Guardiola’s City are not always as consistent in applying this short-passing strategy. In their title-winning campaigns of 2017-18 and 2018-19, City occasionally took advantage of the fact players cannot be offside at goal kicks by deliberately positioning their front three behind the opposition defence. With Ederson’s superb long passing, and astonishing 80-yard range, he was frequently able to find them. The tactic served various purposes, enabling City to stretch the play, bypass the opposition press and sometimes even create scoring chances. Arsenal fans will have painful memories of Claudio Bravo employing the tactic to release Sergio Aguero in the 2018 League Cup final.

The divergence in strategy is also explained by the fact that the two teams are at different points in their development. City’s evolution provides evidence that if you become good enough at playing out from the back, teams will stop pressing you, granting you more possession higher up the pitch. After Leicester City’s recent win at the Etihad, Brendan Rodgers admitted he had asked his side to concede ground “We are normally a high-pressing team but against a team of this quality, we wanted to deny them space,” he said. “We knew we had the players to break out and exploit the spaces.” It may seem counter-intuitive, but the time Arteta is spending developing Arsenal’s ability to play out from goal kicks may ultimately help grant them more territory.

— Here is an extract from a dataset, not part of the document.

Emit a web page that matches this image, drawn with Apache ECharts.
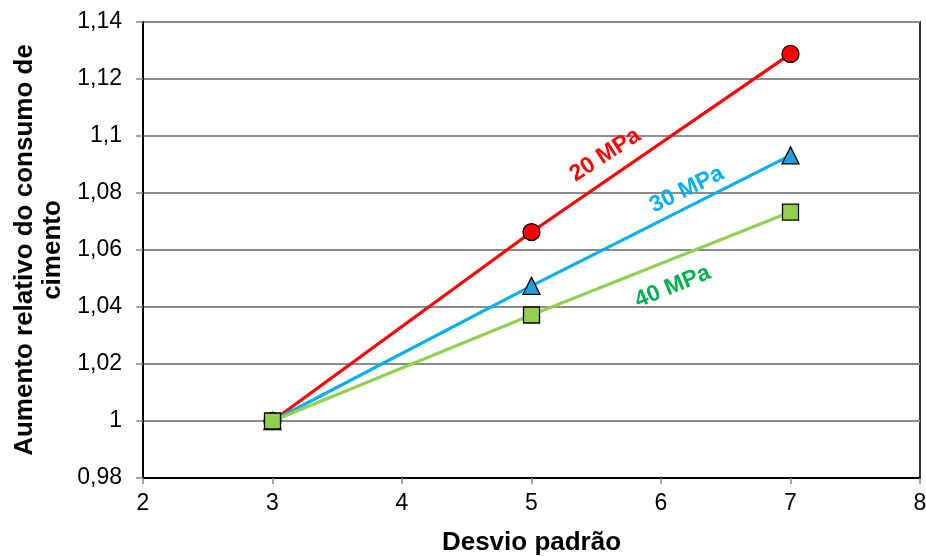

This weekend, Arteta’s Arsenal will travel to the Etihad to face Guardiola’s Manchester City. Arteta’s pragmatic approach will surely be in evidence again. These are two sides at different stages in their different evolution, with very different expectations — and with two different men on the sidelines.

Guardiola and Arteta’s experience and records are incomparable, so perhaps it’s time to ease off the comparisons. With the work he’s doing at Arsenal, the younger coach is swiftly establishing his own identity. Arteta is steadily emerging from the shadow of his mentor.